Primary lens luxation in the Chinese Shar Pei: clinical and hereditary characteristics
Fonte: Jarrod Andrew Lazarus, J. Phillip Pickett e Erin S. Champagne
Catarata Hipermatura subluxada (Afácico crescente). Foto: Dr. JAK
A pedigree analysis of a family of 15 related Chinese Shar Peis was conducted. This pedigree analysis, including affected and nonaffected dams, sires and offspring, was compiled to document and characterize the occurrence, common clinical signs, and age of onset of primary lens luxation while suggesting a possible mode of inheritance in this breed. Of the five offspring from the mating of an affected dam to two unrelated affected males, 100% of offspring were affected with bilateral primary lens luxations. Of the four viable offspring from the mating of the same affected dam to an unrelated, unaffected male, two dogs (50%) were affected. The average age of onset of affected animals (seven) in this first generation was 4.9 years (range 3±6 years).
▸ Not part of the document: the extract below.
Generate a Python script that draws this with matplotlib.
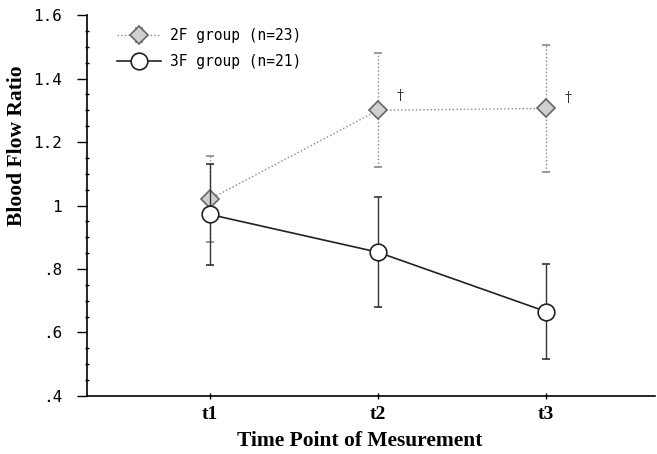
import matplotlib
matplotlib.use("Agg")
import matplotlib.pyplot as plt
from matplotlib.ticker import MultipleLocator, FixedLocator

time_labels = ["t1", "t2", "t3"]
x_pos = [1, 2, 3]
mean_2f = [1.02, 1.30, 1.306]
err_2f = [0.135, 0.18, 0.20]
mean_3f = [0.972, 0.853, 0.666]
err_3f = [0.16, 0.173, 0.15]
dagger_pos = [2, 3]
dagger_vals = [1.345, 1.338]
yticks = [0.4, 0.6, 0.8, 1.0, 1.2, 1.4, 1.6]
ytick_labels = [".4", ".6", ".8", "1", "1.2", "1.4", "1.6"]

fig = plt.figure(figsize=(6.57, 4.54), dpi=100)
ax = fig.add_axes([0.1324, 0.1278, 0.865, 0.839])

c2 = ax.errorbar(x_pos, mean_2f, yerr=err_2f, color="#888888", linestyle=":", linewidth=1.0,
                 marker="D", markersize=9, markerfacecolor="#d0d0d0", markeredgecolor="#666666",
                 markeredgewidth=1.2, ecolor="#888888", elinewidth=1.0, capsize=3,
                 label="2F group (n=23)", zorder=3)
for lc in c2[2]:
    lc.set_linestyle(":")
c3 = ax.errorbar(x_pos, mean_3f, yerr=err_3f, color="#222222", linestyle="-", linewidth=1.2,
                 marker="o", markersize=12, markerfacecolor="white", markeredgecolor="#222222",
                 markeredgewidth=1.2, ecolor="#333333", elinewidth=1.0, capsize=3,
                 label="3F group (n=21)", zorder=4)

for xp, yv in zip(dagger_pos, dagger_vals):
    ax.text(xp + 0.13, yv, "\u2020", fontsize=10, color="#333333", ha="center", va="center",
            family="DejaVu Serif")

ax.set_xlim(0.27, 3.65)
ax.set_ylim(0.4, 1.6)
ax.spines["top"].set_visible(False)
ax.spines["right"].set_visible(False)
ax.spines["left"].set_linewidth(1.2)
ax.spines["bottom"].set_linewidth(1.2)

ax.yaxis.set_major_locator(FixedLocator(yticks))
ax.set_yticklabels(ytick_labels, family="DejaVu Sans Mono", fontsize=11.5)
ax.yaxis.set_minor_locator(MultipleLocator(0.05))
ax.tick_params(axis="y", which="major", direction="out", length=7, width=1.0, pad=11)
ax.tick_params(axis="y", which="minor", direction="inout", length=3, width=1.0)

ax.set_xticks(x_pos)
ax.set_xticklabels(time_labels, family="Liberation Serif", fontweight="bold", fontsize=14)
ax.tick_params(axis="x", which="major", direction="inout", length=4, width=1.0, pad=5)

ax.set_xlabel("Time Point of Mesurement", family="Liberation Serif", fontweight="bold",
              fontsize=15.5)
ax.xaxis.set_label_coords(0.48, -0.092)
ax.set_ylabel("Blood Flow Ratio", family="Liberation Serif", fontweight="bold",
              fontsize=15.5)
ax.yaxis.set_label_coords(-0.105, 0.656)

leg = ax.legend(loc="upper left", bbox_to_anchor=(0.03, 1.0), frameon=False,
                prop={"family": "DejaVu Sans Mono", "size": 10.5}, handlelength=3,
                handletextpad=0.6, labelspacing=0.75)

fig.savefig("out.png", dpi=100)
The six dogs in the second generation of the same pedigree line were 2-years-old at examination with none of these animals affected at the time of this study. The most common presenting complaints were a unilateral change in ocular appearance (5 of 7 dogs) and subjective vision impairment (4 of 7 dogs). The most common clinical sign upon ophthalmic examination was iridodonesis (unilateral 4 of 7 dogs; bilateral 3 of 7 dogs) and the presence of an aphakic crescent (3 of 7 dogs). Gonioscopy and tonometry of severely affected eyes revealed a narrow or closed iridocorneal angle and ocular hypertension. This study suggests that primary lens luxation does occur in the Chinese Shar Pei, resembling the clinical condition (age of onset, clinical signs) previously described in the terrier breeds, the Border Collie, and the Tibetan Terrier. Application of the phenotypic findings in this study to a Mendelian genetic model of inheritance suggests that primary lens luxation in the Chinese Shar Pei is inherited as a simple autosomal recessive trait.